* _THE PROBLEM_
Repeat the listing exactly as given, omitting every image.

* _MATERIAL_
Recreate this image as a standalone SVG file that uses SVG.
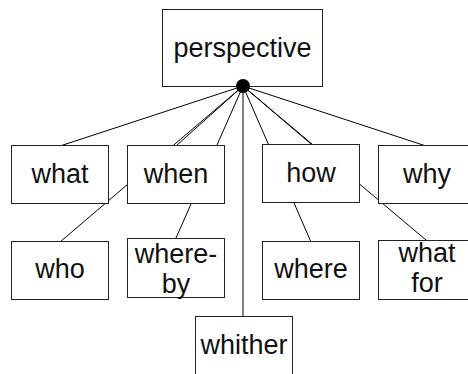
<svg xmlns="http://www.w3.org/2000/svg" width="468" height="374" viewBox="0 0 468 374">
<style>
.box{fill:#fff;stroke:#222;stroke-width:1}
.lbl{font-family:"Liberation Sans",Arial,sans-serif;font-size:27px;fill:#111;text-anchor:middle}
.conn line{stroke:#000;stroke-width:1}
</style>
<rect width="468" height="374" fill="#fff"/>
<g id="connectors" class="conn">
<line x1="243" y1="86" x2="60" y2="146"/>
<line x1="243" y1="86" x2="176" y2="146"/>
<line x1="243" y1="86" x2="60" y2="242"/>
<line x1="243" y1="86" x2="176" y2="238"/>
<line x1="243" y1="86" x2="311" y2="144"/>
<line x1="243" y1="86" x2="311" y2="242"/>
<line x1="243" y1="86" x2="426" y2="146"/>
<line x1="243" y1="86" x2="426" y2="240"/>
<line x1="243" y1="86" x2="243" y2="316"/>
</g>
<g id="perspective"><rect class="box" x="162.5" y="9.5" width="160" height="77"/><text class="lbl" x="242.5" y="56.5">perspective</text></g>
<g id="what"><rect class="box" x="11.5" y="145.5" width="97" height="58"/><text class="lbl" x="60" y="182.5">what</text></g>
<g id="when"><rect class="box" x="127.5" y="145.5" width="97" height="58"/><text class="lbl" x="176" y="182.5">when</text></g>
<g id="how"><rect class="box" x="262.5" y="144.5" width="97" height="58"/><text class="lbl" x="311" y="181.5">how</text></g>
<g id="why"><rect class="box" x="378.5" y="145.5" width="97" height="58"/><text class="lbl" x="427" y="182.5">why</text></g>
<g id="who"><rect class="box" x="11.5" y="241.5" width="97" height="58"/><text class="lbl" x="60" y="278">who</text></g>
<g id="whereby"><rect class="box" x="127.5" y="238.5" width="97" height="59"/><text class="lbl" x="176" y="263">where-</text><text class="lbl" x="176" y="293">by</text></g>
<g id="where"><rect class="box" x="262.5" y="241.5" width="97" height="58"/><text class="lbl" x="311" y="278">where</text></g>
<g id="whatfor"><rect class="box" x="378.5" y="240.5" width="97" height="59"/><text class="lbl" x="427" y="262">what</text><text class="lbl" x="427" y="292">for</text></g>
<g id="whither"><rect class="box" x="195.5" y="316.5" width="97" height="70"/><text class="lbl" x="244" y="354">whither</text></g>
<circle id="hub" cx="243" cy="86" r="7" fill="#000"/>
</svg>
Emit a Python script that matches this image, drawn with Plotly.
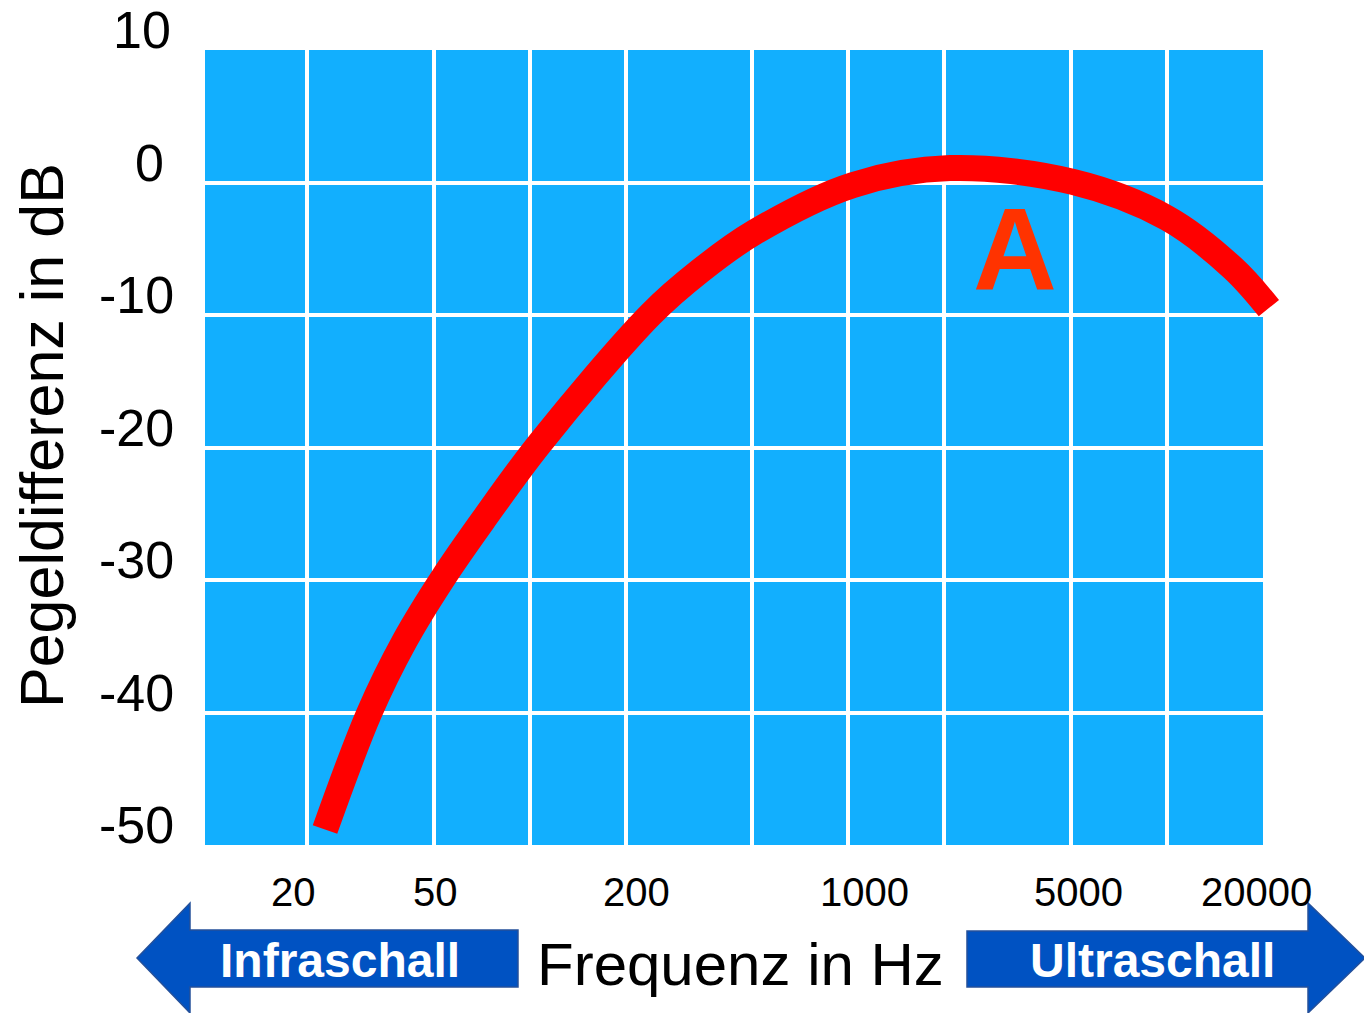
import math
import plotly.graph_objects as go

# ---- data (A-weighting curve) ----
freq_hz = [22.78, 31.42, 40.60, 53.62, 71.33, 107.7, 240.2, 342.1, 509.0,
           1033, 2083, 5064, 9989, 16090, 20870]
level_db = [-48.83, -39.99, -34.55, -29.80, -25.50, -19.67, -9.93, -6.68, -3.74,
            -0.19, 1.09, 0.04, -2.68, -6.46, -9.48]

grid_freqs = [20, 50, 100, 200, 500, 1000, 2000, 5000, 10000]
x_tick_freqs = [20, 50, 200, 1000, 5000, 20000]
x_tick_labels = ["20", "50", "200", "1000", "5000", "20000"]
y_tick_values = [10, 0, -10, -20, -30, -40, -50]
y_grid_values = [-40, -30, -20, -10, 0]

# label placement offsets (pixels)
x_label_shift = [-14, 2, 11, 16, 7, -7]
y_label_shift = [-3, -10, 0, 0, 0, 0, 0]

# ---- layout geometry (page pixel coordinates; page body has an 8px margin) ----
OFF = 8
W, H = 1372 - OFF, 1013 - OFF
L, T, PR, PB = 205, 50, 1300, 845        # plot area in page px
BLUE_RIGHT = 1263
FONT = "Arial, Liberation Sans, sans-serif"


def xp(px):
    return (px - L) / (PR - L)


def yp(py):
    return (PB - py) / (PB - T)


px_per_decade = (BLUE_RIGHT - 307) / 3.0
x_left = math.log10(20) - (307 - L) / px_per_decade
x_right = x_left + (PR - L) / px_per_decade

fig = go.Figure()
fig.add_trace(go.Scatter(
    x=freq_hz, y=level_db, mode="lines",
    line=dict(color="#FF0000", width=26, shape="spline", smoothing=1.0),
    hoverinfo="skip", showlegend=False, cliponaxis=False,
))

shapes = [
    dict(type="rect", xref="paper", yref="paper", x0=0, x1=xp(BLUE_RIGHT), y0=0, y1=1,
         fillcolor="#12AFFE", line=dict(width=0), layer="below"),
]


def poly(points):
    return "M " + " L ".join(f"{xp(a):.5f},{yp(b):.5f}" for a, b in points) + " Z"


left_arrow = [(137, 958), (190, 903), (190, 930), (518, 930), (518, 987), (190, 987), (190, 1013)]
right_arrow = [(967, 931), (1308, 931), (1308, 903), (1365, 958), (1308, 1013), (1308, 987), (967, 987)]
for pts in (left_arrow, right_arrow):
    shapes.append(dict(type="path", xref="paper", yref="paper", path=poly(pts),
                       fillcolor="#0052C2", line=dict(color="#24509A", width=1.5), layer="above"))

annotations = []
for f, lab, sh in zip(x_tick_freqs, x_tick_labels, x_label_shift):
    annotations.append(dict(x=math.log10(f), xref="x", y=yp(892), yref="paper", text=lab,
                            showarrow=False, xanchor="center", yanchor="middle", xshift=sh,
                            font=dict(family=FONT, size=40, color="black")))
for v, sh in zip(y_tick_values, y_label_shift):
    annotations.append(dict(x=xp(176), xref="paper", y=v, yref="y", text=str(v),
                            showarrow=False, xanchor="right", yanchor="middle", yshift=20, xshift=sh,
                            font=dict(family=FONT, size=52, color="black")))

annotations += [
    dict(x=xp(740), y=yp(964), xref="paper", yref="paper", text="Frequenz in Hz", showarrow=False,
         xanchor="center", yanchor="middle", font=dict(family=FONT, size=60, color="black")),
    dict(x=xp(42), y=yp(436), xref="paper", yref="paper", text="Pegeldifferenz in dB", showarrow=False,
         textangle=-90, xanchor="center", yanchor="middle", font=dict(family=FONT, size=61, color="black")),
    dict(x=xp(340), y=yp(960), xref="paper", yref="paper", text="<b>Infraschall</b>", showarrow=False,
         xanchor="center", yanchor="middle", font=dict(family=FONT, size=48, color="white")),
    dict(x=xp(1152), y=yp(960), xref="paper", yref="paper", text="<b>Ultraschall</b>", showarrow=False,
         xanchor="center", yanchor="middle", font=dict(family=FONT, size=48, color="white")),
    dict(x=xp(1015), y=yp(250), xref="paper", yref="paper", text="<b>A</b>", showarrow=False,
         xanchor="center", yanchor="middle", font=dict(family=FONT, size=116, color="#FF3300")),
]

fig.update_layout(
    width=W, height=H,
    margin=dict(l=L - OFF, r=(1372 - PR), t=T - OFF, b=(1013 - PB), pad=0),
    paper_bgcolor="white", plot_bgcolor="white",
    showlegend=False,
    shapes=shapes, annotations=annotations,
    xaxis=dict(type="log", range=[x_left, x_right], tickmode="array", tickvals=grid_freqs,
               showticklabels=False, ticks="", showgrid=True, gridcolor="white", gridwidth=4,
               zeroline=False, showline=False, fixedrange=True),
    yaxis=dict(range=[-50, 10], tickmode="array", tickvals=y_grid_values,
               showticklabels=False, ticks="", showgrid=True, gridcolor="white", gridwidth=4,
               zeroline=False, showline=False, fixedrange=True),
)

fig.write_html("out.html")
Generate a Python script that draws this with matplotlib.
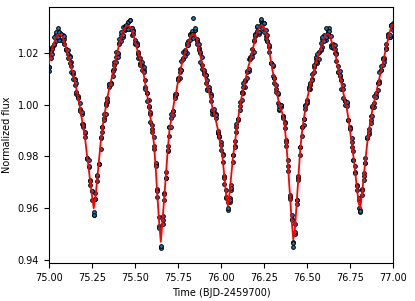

* _FULL RESPONSE_
Recreate this image as a standalone SVG file that uses SVG.
<svg xmlns="http://www.w3.org/2000/svg" width="468" height="374" viewBox="0 0 468 374">
<style>
.box{fill:#fff;stroke:#222;stroke-width:1}
.lbl{font-family:"Liberation Sans",Arial,sans-serif;font-size:27px;fill:#111;text-anchor:middle}
.conn line{stroke:#000;stroke-width:1}
</style>
<rect width="468" height="374" fill="#fff"/>
<g id="connectors" class="conn">
<line x1="243" y1="86" x2="60" y2="146"/>
<line x1="243" y1="86" x2="176" y2="146"/>
<line x1="243" y1="86" x2="60" y2="242"/>
<line x1="243" y1="86" x2="176" y2="238"/>
<line x1="243" y1="86" x2="311" y2="144"/>
<line x1="243" y1="86" x2="311" y2="242"/>
<line x1="243" y1="86" x2="426" y2="146"/>
<line x1="243" y1="86" x2="426" y2="240"/>
<line x1="243" y1="86" x2="243" y2="316"/>
</g>
<g id="perspective"><rect class="box" x="162.5" y="9.5" width="160" height="77"/><text class="lbl" x="242.5" y="56.5">perspective</text></g>
<g id="what"><rect class="box" x="11.5" y="145.5" width="97" height="58"/><text class="lbl" x="60" y="182.5">what</text></g>
<g id="when"><rect class="box" x="127.5" y="145.5" width="97" height="58"/><text class="lbl" x="176" y="182.5">when</text></g>
<g id="how"><rect class="box" x="262.5" y="144.5" width="97" height="58"/><text class="lbl" x="311" y="181.5">how</text></g>
<g id="why"><rect class="box" x="378.5" y="145.5" width="97" height="58"/><text class="lbl" x="427" y="182.5">why</text></g>
<g id="who"><rect class="box" x="11.5" y="241.5" width="97" height="58"/><text class="lbl" x="60" y="278">who</text></g>
<g id="whereby"><rect class="box" x="127.5" y="238.5" width="97" height="59"/><text class="lbl" x="176" y="263">where-</text><text class="lbl" x="176" y="293">by</text></g>
<g id="where"><rect class="box" x="262.5" y="241.5" width="97" height="58"/><text class="lbl" x="311" y="278">where</text></g>
<g id="whatfor"><rect class="box" x="378.5" y="240.5" width="97" height="59"/><text class="lbl" x="427" y="262">what</text><text class="lbl" x="427" y="292">for</text></g>
<g id="whither"><rect class="box" x="195.5" y="316.5" width="97" height="70"/><text class="lbl" x="244" y="354">whither</text></g>
<circle id="hub" cx="243" cy="86" r="7" fill="#000"/>
</svg>
Emit a Python script that matches this image, drawn with Plotly.
import math
import plotly.graph_objects as go

# ---- data (A-weighting curve) ----
freq_hz = [22.78, 31.42, 40.60, 53.62, 71.33, 107.7, 240.2, 342.1, 509.0,
           1033, 2083, 5064, 9989, 16090, 20870]
level_db = [-48.83, -39.99, -34.55, -29.80, -25.50, -19.67, -9.93, -6.68, -3.74,
            -0.19, 1.09, 0.04, -2.68, -6.46, -9.48]

grid_freqs = [20, 50, 100, 200, 500, 1000, 2000, 5000, 10000]
x_tick_freqs = [20, 50, 200, 1000, 5000, 20000]
x_tick_labels = ["20", "50", "200", "1000", "5000", "20000"]
y_tick_values = [10, 0, -10, -20, -30, -40, -50]
y_grid_values = [-40, -30, -20, -10, 0]

# label placement offsets (pixels)
x_label_shift = [-14, 2, 11, 16, 7, -7]
y_label_shift = [-3, -10, 0, 0, 0, 0, 0]

# ---- layout geometry (page pixel coordinates; page body has an 8px margin) ----
OFF = 8
W, H = 1372 - OFF, 1013 - OFF
L, T, PR, PB = 205, 50, 1300, 845        # plot area in page px
BLUE_RIGHT = 1263
FONT = "Arial, Liberation Sans, sans-serif"


def xp(px):
    return (px - L) / (PR - L)


def yp(py):
    return (PB - py) / (PB - T)


px_per_decade = (BLUE_RIGHT - 307) / 3.0
x_left = math.log10(20) - (307 - L) / px_per_decade
x_right = x_left + (PR - L) / px_per_decade

fig = go.Figure()
fig.add_trace(go.Scatter(
    x=freq_hz, y=level_db, mode="lines",
    line=dict(color="#FF0000", width=26, shape="spline", smoothing=1.0),
    hoverinfo="skip", showlegend=False, cliponaxis=False,
))

shapes = [
    dict(type="rect", xref="paper", yref="paper", x0=0, x1=xp(BLUE_RIGHT), y0=0, y1=1,
         fillcolor="#12AFFE", line=dict(width=0), layer="below"),
]


def poly(points):
    return "M " + " L ".join(f"{xp(a):.5f},{yp(b):.5f}" for a, b in points) + " Z"


left_arrow = [(137, 958), (190, 903), (190, 930), (518, 930), (518, 987), (190, 987), (190, 1013)]
right_arrow = [(967, 931), (1308, 931), (1308, 903), (1365, 958), (1308, 1013), (1308, 987), (967, 987)]
for pts in (left_arrow, right_arrow):
    shapes.append(dict(type="path", xref="paper", yref="paper", path=poly(pts),
                       fillcolor="#0052C2", line=dict(color="#24509A", width=1.5), layer="above"))

annotations = []
for f, lab, sh in zip(x_tick_freqs, x_tick_labels, x_label_shift):
    annotations.append(dict(x=math.log10(f), xref="x", y=yp(892), yref="paper", text=lab,
                            showarrow=False, xanchor="center", yanchor="middle", xshift=sh,
                            font=dict(family=FONT, size=40, color="black")))
for v, sh in zip(y_tick_values, y_label_shift):
    annotations.append(dict(x=xp(176), xref="paper", y=v, yref="y", text=str(v),
                            showarrow=False, xanchor="right", yanchor="middle", yshift=20, xshift=sh,
                            font=dict(family=FONT, size=52, color="black")))

annotations += [
    dict(x=xp(740), y=yp(964), xref="paper", yref="paper", text="Frequenz in Hz", showarrow=False,
         xanchor="center", yanchor="middle", font=dict(family=FONT, size=60, color="black")),
    dict(x=xp(42), y=yp(436), xref="paper", yref="paper", text="Pegeldifferenz in dB", showarrow=False,
         textangle=-90, xanchor="center", yanchor="middle", font=dict(family=FONT, size=61, color="black")),
    dict(x=xp(340), y=yp(960), xref="paper", yref="paper", text="<b>Infraschall</b>", showarrow=False,
         xanchor="center", yanchor="middle", font=dict(family=FONT, size=48, color="white")),
    dict(x=xp(1152), y=yp(960), xref="paper", yref="paper", text="<b>Ultraschall</b>", showarrow=False,
         xanchor="center", yanchor="middle", font=dict(family=FONT, size=48, color="white")),
    dict(x=xp(1015), y=yp(250), xref="paper", yref="paper", text="<b>A</b>", showarrow=False,
         xanchor="center", yanchor="middle", font=dict(family=FONT, size=116, color="#FF3300")),
]

fig.update_layout(
    width=W, height=H,
    margin=dict(l=L - OFF, r=(1372 - PR), t=T - OFF, b=(1013 - PB), pad=0),
    paper_bgcolor="white", plot_bgcolor="white",
    showlegend=False,
    shapes=shapes, annotations=annotations,
    xaxis=dict(type="log", range=[x_left, x_right], tickmode="array", tickvals=grid_freqs,
               showticklabels=False, ticks="", showgrid=True, gridcolor="white", gridwidth=4,
               zeroline=False, showline=False, fixedrange=True),
    yaxis=dict(range=[-50, 10], tickmode="array", tickvals=y_grid_values,
               showticklabels=False, ticks="", showgrid=True, gridcolor="white", gridwidth=4,
               zeroline=False, showline=False, fixedrange=True),
)

fig.write_html("out.html")
Generate a Python script that draws this with matplotlib.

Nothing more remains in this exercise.